Below are some records. Copy every line in them that holds "this".

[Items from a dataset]
+ + + + + + +
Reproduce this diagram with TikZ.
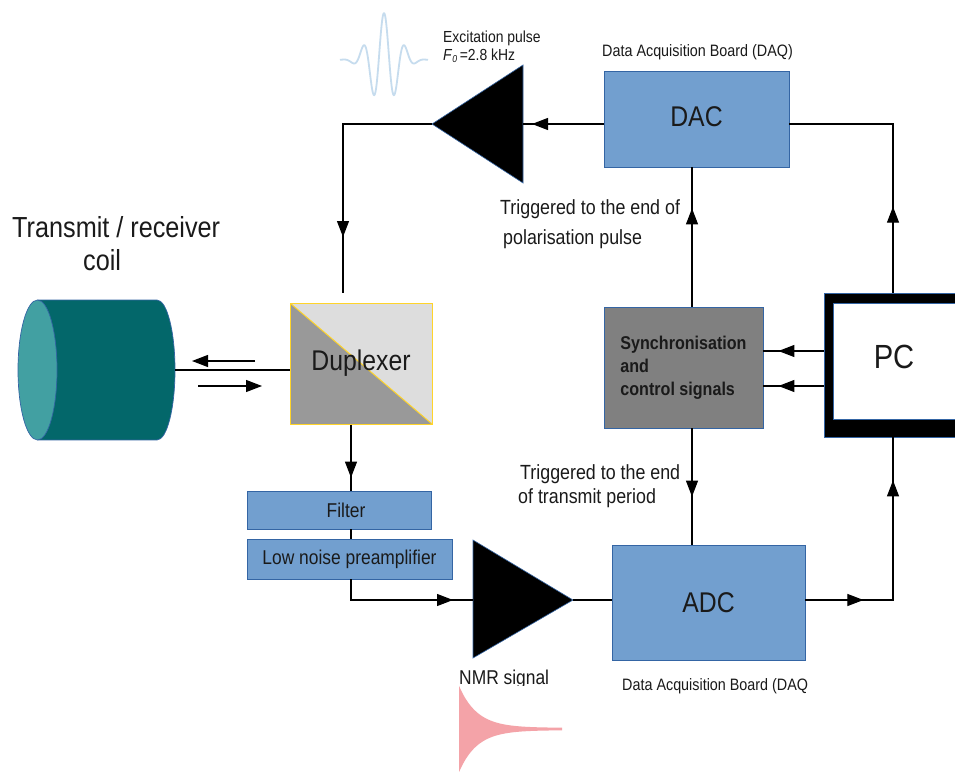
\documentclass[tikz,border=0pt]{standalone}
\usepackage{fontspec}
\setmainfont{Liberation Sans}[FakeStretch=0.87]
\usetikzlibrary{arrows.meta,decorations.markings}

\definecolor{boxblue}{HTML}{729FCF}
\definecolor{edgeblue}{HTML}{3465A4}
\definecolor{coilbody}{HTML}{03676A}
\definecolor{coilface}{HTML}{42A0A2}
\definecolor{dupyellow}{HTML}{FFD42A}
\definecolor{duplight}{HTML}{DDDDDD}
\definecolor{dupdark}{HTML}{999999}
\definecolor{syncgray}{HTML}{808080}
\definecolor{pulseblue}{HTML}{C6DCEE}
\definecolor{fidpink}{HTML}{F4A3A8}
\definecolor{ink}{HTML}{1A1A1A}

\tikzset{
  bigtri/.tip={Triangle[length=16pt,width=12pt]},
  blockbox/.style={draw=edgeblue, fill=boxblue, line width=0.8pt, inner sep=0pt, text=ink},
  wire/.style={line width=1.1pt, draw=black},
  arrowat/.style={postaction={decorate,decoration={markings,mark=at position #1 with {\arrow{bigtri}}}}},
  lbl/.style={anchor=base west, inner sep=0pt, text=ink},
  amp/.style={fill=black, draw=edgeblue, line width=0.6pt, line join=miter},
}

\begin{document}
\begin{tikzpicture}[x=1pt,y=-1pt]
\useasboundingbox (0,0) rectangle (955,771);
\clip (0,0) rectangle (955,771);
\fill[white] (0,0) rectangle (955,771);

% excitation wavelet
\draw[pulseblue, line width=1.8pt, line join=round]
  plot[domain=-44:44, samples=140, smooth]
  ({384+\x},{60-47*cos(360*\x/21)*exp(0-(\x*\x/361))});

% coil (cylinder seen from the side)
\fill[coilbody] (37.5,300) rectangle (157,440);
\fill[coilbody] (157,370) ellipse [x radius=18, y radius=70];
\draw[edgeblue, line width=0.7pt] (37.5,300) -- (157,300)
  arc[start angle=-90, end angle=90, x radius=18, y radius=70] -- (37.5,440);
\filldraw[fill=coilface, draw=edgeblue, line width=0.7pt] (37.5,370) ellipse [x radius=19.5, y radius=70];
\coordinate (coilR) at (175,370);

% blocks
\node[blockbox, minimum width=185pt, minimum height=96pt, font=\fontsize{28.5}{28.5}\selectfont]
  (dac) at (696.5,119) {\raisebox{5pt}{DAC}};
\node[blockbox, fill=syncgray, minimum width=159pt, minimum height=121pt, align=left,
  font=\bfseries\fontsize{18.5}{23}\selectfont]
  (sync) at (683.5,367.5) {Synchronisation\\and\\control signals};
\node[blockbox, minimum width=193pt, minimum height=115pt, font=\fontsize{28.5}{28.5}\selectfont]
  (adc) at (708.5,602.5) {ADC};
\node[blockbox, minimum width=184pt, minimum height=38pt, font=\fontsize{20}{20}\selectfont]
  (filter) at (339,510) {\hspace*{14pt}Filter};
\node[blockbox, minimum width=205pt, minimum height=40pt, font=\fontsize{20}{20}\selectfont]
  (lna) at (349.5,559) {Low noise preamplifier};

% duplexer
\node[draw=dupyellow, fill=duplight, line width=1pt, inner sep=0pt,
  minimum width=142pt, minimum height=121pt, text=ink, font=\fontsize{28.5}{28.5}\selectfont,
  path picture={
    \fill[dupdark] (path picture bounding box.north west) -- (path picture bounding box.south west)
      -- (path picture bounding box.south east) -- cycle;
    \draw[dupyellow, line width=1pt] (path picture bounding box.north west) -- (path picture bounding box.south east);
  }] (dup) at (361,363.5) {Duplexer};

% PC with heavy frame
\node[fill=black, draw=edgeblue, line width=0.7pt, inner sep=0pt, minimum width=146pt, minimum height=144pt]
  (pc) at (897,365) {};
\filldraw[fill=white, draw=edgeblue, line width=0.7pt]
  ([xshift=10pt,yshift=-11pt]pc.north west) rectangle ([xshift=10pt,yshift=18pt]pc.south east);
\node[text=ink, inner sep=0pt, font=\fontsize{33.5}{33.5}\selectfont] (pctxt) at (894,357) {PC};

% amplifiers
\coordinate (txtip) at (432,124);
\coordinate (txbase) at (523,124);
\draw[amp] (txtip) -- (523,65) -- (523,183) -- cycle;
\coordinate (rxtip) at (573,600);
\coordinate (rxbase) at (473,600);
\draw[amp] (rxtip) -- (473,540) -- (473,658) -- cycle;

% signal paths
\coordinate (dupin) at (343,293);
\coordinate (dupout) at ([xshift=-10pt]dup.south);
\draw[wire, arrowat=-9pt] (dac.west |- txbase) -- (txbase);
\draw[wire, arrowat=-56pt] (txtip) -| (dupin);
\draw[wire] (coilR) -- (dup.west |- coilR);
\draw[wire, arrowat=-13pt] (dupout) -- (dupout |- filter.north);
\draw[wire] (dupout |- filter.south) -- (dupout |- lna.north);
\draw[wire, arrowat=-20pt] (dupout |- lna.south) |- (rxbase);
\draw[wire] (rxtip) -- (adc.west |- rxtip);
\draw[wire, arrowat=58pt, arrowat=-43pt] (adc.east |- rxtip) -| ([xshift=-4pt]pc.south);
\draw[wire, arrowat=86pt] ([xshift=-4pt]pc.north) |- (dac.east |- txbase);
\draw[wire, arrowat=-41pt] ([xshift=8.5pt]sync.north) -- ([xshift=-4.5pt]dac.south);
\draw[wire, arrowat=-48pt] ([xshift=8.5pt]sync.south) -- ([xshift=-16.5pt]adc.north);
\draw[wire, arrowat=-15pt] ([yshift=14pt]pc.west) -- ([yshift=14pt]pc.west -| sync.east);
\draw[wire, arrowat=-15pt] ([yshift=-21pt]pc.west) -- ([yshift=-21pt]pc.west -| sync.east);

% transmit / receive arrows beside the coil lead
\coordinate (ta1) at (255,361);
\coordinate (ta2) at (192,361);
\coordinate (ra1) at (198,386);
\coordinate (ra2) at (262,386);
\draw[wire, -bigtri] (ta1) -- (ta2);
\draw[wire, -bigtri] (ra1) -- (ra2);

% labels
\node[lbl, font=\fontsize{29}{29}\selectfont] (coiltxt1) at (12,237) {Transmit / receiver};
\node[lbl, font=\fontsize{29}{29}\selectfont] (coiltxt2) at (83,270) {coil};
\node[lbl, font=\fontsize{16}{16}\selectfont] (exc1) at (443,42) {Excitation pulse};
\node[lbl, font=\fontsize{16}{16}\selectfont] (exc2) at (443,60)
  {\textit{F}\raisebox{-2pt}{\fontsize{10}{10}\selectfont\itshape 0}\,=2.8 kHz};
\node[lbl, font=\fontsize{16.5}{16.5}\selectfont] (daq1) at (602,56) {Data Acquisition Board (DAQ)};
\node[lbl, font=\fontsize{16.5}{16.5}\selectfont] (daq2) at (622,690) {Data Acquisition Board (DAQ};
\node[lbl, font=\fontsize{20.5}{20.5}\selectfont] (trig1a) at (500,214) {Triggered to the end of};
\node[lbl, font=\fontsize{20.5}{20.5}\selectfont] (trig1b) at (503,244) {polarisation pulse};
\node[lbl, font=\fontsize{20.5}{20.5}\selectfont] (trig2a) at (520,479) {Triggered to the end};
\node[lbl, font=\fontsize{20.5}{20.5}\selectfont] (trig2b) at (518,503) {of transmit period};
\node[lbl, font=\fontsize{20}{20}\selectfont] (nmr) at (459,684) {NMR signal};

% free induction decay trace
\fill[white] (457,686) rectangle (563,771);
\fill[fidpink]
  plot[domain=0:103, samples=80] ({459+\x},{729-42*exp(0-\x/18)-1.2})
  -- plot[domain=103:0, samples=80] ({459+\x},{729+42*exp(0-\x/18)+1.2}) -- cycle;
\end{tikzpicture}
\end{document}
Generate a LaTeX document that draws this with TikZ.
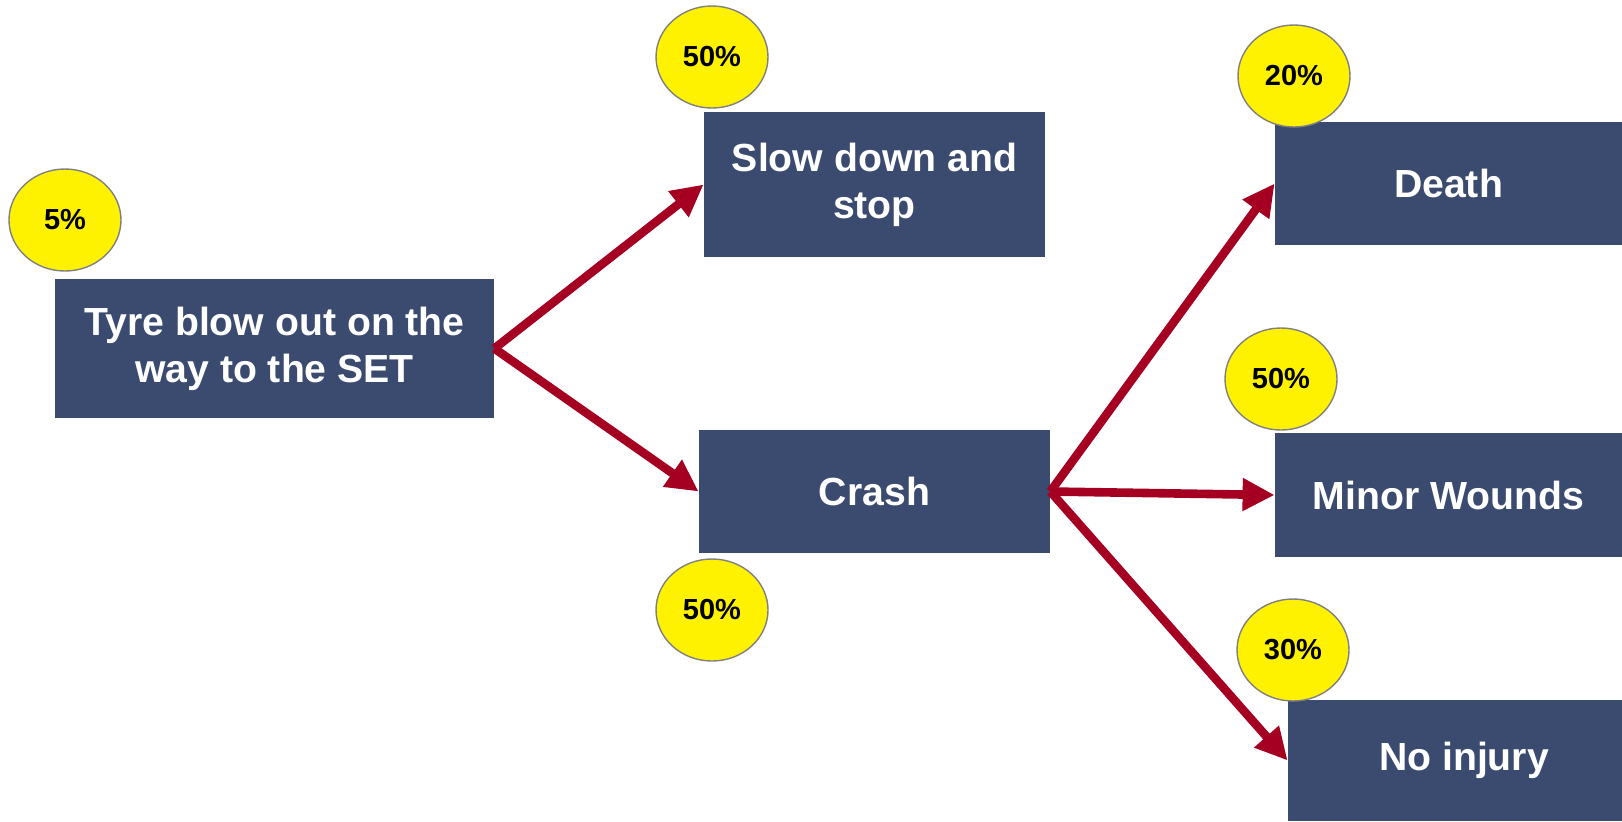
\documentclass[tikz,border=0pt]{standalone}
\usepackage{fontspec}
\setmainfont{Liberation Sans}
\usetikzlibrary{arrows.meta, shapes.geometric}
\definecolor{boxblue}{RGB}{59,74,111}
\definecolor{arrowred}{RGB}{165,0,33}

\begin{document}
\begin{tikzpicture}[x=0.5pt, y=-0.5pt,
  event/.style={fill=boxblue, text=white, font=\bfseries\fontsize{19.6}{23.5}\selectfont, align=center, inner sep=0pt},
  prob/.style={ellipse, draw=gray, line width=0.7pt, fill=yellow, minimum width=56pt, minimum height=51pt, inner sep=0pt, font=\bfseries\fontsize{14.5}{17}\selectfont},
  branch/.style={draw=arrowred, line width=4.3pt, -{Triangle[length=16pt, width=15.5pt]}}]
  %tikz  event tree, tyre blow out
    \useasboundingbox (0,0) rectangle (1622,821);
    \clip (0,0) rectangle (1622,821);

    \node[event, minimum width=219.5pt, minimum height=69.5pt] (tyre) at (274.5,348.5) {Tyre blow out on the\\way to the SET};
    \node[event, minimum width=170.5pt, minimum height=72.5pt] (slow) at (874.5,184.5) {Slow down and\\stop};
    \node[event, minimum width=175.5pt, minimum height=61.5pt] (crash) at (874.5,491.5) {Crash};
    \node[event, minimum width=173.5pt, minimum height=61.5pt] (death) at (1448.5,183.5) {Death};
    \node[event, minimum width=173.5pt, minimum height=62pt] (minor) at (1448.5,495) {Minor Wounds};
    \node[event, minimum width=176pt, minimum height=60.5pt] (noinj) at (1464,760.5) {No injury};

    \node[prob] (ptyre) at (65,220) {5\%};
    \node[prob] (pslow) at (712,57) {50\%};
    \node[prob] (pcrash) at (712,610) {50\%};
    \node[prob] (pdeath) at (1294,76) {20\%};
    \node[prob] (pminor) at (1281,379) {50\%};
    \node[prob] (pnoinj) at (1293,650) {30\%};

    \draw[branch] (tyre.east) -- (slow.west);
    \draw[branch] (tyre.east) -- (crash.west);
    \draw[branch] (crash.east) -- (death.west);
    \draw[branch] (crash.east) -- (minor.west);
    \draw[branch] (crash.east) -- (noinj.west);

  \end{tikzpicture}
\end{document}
+ + + + + + +
OUTPUT OF THE EXERCISE:
Reproduce this diagram with TikZ.
Generate a LaTeX document that draws this with TikZ.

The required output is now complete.